A short post with a couple updates:
A. I’ve added two new links to my blogroll, or the blogs I read/am sometimes associated with and figured I might talk about them a little bit.
Robert “Skip” Bronkie the Third was something of an oddity in my “Sight and Sound: Documentary” class.
An open-faced kid from Buffalo (different from an open-faced sandwich), Skip had been programming code from the age that I was playing Pokemon (disclosure: I still may be playing Pokemon) and had gotten in on the ground floor with Facebook as a freelancer for them, creating media and programming what would later become their wide variety of applications.
At NYU-Film School then, Skip was somewhat of an outcast then, as unlike the rest of us, he actually had some sort of skill outside of the obsessively-clannish disdain for each other that seemed to be the NYU-Film student’s main talent.
It was incomprehensible to me, a fact I tried to remedy by staring at him in class trying to discern from his haircut and the shape of his smile whether he had stock options and periodically asking him whether he knew my latest status update.
It was a decidedly fifth-grade approach.
But as of late, Skip has founded his own company, Banter, making applications for Facebook as a third-party developer using the skills he’d learned working for the man.
This, of course, has forced him again to become an oddity: an NYU-Film graduate with a job.
His blog he just started, “I’ve Heard Good Things”, looks to include updates from his lifestyle, pictures, essays, maybe some technology reviews laced with soft-core porn.
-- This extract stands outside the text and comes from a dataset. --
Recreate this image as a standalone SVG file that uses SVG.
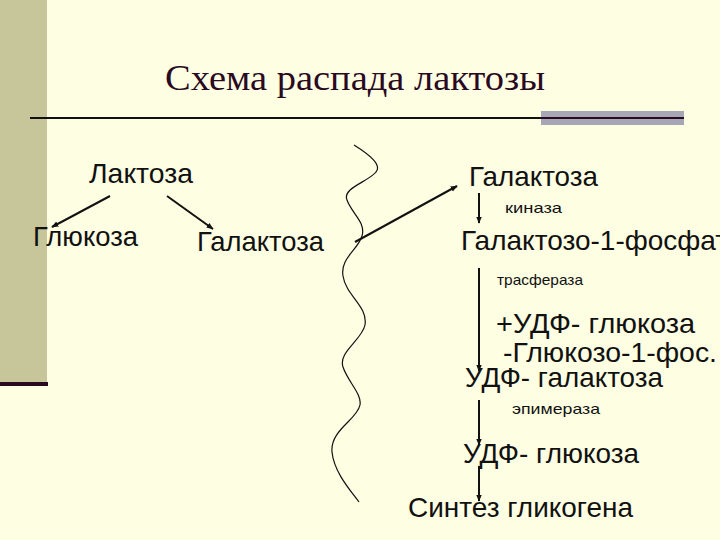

I, personally, am excited (not in that way) and even though the blog is new and not so populous yet, feel like the guy inhabits a world beyond my knowing and that a glimpse into it through a blog might be more telling than trying to augur information from the mullet-end of his haircut, while the rest of class watches somebody’s rough cut.
While Skip is unknowable to me because of his superior knowledge of new media and the shape the world will bend, I think Sam Song is pretty much unknowable to everyone.
A cryptic Asian, Sam Song is a man of few words, unless those few words are either about Bresson or the restaurant he blew his savings on last night.
His blog, “Muttering Retreats” appears to be about the latter.
While I have reacted to graduation with a near obsessive worry about money and my lack of any prospect for future employment, Sam seems unworried.
Either that or he’s decided that the uncertainty of the future means that one should eat well now.
Indeed, he’s eaten at the finest restaurants in the city including Momofuku Ko, Gotham Bar and Grill, Babbo, and, incredibly, Per Se, the top-rated restaurant in North America, where the pleasure of your meal comes to $275 a person–that is, before tax, tip and beverage (Matched wine paring brings it up to an even $500 if memory serves).
On “Muttering Retreats” he recounts all, his quixotic eating-outings, complete with nice-looking pictures, fantastical for the rest-of-us but mere gastronomic reminders for Sam.
Peppered in are some movie reviews, but the first person testimonies are interesting or at least should make an inteteresting reminder for Sam, later in life, when he lives in a shopping cart, of what food once looked like.
B. or 2. or the second thing was that I’ve joined the dark side.
I’ve got a Mac.
It was a graduation present (“Graduation/Hannukah/Birthday,” my parents told me–I argued them down to “Graduation/Hannukah” with a birthday present TBD).
A 17-inch MacBook Pro, a computer I could do editing on, part of my realization that one day soon, I will not just be able to go to a place with fancy labs, while stubbornly sticking to my partially-functioning VAIOs and Dells at home.
I have to admit some guilt.
There was something liberating about being a PC-user, something defiantly backwards. I loved the variety of programs, the constant lack of functionality, the arcane-functions of using the command prompt.
It felt insidery to me, like being a New Yorker or, more specifically, like being at Shopsin’s restaurant and knowing enough not to get kicked out.
There was a reward to that craziness, a sense of belonging.
But now, I have a Mac and everything’s easy if you’re me, but just as easy if you’re anyone else.
Sure I can edit movies on this computer and sure, staring into the background of the beautiful backlit screen is like staring into the night sky, but I liked those ugly Vista colors damnit!
As time goes on, I’m sure my stubborn resentment will pass. Like most jewy-hipster impulses, it is open to self-mockery and only proves entitlement.
But I don’t know, I don’t know how to write about dying kids in Africa.